§ **Your goal**:
Extract every line where the string "size" appears.

======== Collected data ========

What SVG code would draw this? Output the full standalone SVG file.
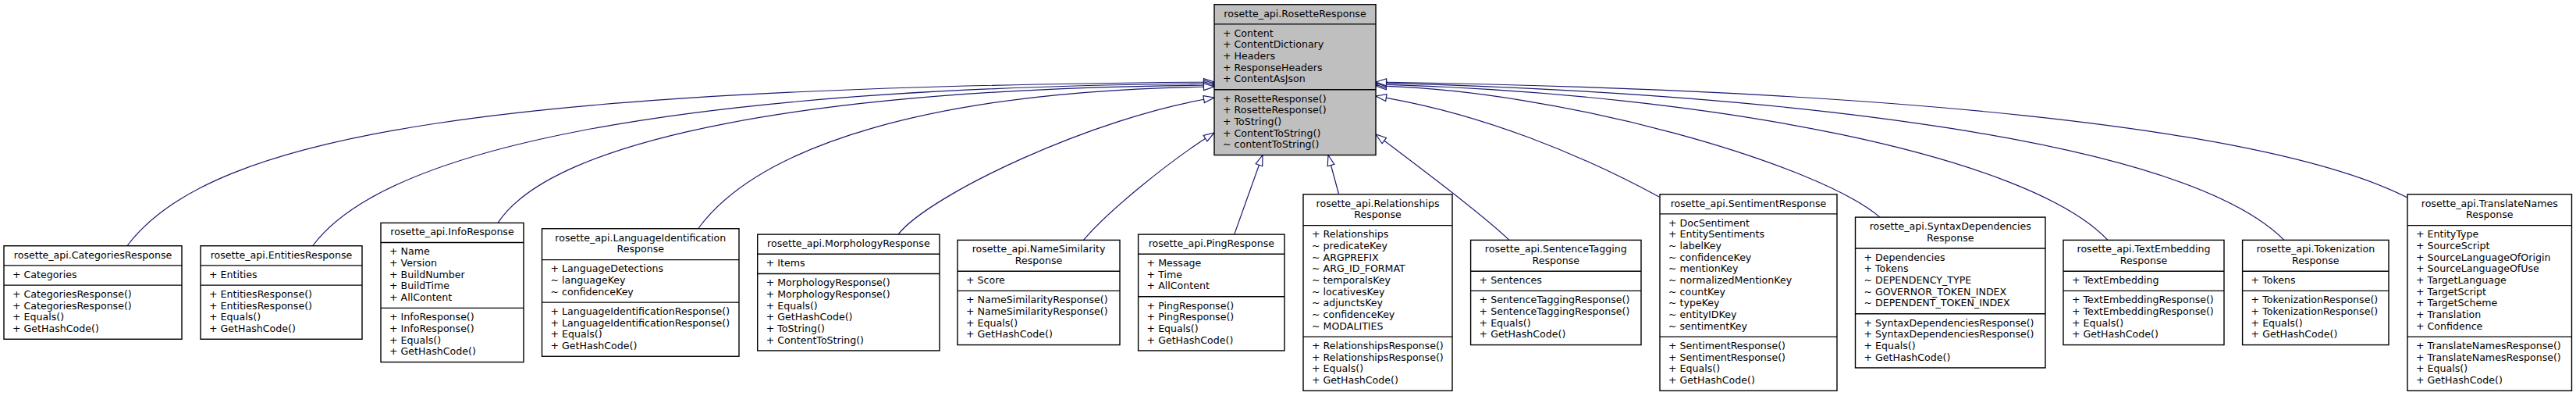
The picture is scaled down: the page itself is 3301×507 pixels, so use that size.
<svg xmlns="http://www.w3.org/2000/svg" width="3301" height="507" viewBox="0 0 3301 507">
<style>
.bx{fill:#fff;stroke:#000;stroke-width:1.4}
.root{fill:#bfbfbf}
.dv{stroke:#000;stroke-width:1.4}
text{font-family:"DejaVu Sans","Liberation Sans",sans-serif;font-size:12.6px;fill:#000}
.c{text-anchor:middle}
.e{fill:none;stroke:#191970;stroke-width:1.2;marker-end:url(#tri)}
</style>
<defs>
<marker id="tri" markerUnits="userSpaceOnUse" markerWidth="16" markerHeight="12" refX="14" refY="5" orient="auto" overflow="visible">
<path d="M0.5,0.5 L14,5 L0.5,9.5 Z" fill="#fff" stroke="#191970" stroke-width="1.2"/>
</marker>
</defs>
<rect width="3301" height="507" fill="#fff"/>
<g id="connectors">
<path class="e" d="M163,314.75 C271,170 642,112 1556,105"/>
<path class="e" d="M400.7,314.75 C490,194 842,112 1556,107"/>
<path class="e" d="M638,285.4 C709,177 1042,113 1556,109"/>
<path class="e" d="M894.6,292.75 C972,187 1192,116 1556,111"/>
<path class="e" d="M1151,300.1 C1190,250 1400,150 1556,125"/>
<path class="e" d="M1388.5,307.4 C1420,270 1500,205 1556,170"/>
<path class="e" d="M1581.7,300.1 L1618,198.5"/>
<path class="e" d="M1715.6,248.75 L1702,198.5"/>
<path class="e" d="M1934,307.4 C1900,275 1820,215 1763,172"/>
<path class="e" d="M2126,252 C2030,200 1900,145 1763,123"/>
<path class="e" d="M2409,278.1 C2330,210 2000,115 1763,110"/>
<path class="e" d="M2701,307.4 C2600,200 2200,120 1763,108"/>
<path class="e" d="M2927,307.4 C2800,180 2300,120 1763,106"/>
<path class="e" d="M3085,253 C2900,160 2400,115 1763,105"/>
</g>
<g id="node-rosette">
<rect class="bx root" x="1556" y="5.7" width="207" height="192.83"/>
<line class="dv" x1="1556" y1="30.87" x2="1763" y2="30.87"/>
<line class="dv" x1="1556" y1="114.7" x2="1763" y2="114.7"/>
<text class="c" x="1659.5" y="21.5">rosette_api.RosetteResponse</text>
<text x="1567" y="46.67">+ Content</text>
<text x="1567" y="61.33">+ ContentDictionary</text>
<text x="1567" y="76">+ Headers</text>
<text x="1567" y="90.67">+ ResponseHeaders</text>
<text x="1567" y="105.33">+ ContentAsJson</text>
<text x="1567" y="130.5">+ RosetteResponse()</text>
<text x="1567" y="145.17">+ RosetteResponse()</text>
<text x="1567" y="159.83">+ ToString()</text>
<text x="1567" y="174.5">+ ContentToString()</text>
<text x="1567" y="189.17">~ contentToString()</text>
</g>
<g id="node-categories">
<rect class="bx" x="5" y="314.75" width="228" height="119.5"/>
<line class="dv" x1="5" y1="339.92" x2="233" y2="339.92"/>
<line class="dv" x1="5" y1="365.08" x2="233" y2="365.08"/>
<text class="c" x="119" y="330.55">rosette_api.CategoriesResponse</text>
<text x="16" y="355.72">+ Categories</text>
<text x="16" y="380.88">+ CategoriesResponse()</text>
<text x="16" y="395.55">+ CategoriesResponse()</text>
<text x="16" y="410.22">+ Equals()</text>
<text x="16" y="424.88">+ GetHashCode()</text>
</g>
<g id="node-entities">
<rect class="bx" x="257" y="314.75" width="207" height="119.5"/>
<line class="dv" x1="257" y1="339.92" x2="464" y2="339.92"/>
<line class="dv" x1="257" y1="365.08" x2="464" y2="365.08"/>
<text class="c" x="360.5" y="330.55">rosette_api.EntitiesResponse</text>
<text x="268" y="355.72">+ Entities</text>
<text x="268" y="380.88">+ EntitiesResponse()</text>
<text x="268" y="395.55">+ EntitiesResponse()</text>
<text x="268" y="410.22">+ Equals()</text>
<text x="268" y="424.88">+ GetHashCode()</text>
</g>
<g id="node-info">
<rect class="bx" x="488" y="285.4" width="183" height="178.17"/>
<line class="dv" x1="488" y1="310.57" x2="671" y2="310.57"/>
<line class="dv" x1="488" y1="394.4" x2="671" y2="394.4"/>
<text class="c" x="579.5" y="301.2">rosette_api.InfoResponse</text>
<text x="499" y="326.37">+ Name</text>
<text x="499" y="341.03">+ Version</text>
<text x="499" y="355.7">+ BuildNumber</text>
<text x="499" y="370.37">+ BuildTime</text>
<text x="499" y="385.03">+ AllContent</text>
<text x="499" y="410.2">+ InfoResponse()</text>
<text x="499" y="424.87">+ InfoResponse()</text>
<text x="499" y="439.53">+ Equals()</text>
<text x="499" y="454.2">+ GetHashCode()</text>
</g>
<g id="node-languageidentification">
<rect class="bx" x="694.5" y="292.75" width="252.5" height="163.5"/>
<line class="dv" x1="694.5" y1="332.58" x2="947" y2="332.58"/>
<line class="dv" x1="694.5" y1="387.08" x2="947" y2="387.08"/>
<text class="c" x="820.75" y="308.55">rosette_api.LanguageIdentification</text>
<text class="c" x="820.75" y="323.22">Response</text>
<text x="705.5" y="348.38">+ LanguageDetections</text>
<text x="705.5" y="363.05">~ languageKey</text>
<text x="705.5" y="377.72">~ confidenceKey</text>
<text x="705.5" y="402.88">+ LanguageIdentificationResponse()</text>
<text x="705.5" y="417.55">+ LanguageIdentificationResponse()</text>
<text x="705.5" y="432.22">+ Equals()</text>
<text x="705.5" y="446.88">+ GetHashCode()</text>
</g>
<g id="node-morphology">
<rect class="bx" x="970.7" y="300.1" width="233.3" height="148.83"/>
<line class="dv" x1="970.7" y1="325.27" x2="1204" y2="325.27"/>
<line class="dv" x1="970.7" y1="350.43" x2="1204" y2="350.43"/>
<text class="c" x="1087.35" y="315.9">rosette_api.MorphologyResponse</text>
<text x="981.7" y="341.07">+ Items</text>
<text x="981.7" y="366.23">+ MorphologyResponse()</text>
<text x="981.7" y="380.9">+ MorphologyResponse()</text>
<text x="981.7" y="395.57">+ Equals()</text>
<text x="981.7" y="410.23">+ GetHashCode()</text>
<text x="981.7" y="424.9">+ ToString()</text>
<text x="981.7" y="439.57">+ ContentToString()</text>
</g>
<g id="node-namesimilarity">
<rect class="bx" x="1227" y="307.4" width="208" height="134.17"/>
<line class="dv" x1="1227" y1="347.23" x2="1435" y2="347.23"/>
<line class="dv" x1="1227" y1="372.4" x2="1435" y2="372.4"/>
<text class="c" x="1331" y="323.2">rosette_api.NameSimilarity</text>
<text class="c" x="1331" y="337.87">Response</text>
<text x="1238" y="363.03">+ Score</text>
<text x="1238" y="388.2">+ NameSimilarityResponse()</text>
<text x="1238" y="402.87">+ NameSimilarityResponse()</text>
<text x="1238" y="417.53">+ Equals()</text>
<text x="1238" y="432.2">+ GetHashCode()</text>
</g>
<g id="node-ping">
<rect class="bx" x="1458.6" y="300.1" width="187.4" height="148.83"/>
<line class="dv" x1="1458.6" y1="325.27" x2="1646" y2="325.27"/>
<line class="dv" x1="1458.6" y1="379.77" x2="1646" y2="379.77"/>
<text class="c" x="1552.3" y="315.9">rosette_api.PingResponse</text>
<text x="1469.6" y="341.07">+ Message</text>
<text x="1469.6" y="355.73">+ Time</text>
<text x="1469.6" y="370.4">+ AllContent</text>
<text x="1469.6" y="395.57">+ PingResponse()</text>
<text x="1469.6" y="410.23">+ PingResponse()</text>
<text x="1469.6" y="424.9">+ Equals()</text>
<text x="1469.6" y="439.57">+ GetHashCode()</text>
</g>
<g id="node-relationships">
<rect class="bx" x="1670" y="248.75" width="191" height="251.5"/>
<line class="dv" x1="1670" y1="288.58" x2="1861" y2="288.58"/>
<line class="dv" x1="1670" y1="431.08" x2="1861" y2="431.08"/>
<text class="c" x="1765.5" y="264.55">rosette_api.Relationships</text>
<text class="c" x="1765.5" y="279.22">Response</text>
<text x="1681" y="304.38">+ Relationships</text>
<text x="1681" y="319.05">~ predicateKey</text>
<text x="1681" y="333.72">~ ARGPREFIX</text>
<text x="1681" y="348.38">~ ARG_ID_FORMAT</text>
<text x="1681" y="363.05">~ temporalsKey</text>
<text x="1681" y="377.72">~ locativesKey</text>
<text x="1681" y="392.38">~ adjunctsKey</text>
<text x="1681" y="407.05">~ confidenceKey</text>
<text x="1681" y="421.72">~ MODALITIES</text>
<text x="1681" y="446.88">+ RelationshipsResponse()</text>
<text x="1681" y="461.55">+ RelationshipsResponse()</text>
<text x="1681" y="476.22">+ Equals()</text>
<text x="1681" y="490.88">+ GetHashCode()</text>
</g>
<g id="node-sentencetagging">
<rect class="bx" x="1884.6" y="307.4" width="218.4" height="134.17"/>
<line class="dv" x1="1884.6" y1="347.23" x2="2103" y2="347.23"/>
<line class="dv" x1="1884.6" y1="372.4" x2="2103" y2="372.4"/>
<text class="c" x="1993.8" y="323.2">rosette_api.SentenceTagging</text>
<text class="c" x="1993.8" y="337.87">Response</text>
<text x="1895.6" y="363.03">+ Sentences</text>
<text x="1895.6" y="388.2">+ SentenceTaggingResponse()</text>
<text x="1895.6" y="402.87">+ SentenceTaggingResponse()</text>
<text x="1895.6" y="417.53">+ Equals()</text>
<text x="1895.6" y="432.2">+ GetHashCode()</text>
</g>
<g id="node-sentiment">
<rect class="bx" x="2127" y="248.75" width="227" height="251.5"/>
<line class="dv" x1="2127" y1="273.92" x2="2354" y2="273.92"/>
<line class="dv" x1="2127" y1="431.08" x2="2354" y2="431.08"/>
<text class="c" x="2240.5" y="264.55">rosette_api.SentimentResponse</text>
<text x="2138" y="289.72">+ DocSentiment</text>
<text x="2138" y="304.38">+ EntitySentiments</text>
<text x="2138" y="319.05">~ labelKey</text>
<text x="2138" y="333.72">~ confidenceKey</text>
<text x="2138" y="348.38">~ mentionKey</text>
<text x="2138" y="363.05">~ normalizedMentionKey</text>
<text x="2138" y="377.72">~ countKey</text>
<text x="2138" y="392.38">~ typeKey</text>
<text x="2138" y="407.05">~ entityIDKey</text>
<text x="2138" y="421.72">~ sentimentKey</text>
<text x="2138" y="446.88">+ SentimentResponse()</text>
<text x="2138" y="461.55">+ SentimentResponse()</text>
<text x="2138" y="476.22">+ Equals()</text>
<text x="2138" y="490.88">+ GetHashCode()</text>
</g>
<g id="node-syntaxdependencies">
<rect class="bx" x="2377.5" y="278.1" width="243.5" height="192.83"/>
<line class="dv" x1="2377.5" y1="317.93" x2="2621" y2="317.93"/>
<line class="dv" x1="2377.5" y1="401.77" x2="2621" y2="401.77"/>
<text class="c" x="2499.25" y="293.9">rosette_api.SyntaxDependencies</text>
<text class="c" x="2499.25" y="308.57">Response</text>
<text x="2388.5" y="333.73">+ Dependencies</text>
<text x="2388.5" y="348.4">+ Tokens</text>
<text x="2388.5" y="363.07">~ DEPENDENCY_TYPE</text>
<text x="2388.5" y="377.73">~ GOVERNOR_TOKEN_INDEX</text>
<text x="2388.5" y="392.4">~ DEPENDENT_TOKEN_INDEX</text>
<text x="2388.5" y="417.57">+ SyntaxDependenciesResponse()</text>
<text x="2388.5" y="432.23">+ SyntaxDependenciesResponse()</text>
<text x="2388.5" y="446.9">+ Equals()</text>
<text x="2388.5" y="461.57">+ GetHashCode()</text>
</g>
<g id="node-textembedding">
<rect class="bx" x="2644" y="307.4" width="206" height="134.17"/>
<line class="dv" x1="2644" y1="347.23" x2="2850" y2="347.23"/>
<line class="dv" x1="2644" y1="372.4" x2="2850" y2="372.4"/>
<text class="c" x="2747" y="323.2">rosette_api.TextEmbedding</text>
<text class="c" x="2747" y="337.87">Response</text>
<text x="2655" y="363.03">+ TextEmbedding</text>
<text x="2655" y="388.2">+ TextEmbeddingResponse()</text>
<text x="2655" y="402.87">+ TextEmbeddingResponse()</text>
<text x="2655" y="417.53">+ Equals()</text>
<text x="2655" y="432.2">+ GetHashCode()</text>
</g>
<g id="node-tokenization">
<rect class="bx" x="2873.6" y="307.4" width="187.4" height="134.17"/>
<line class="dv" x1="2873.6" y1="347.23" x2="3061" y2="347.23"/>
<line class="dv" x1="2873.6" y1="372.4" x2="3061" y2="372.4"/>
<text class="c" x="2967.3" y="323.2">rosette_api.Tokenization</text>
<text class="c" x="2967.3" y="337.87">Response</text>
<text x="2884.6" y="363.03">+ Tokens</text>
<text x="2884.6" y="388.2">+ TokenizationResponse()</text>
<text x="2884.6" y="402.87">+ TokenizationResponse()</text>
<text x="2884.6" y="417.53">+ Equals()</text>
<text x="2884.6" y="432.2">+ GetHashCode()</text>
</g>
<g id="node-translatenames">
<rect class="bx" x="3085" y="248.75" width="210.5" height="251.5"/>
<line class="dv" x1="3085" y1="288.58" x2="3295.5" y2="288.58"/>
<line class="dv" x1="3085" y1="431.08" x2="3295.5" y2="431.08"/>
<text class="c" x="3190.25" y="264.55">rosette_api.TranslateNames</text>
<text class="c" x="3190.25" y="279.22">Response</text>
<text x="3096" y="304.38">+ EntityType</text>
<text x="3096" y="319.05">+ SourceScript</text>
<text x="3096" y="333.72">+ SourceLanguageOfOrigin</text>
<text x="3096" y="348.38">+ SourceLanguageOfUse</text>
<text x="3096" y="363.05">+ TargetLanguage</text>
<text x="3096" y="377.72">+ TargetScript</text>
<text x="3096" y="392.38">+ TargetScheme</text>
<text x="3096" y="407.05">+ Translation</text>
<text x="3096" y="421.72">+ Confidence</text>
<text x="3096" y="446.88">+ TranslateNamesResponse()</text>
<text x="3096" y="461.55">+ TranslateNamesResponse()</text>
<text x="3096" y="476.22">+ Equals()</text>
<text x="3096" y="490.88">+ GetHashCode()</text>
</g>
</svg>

========

§ **Answer to the exercise**:
The picture is scaled down: the page itself is 3301×507 pixels, so use that size.
text{font-family:"DejaVu Sans","Liberation Sans",sans-serif;font-size:12.6px;fill:#000}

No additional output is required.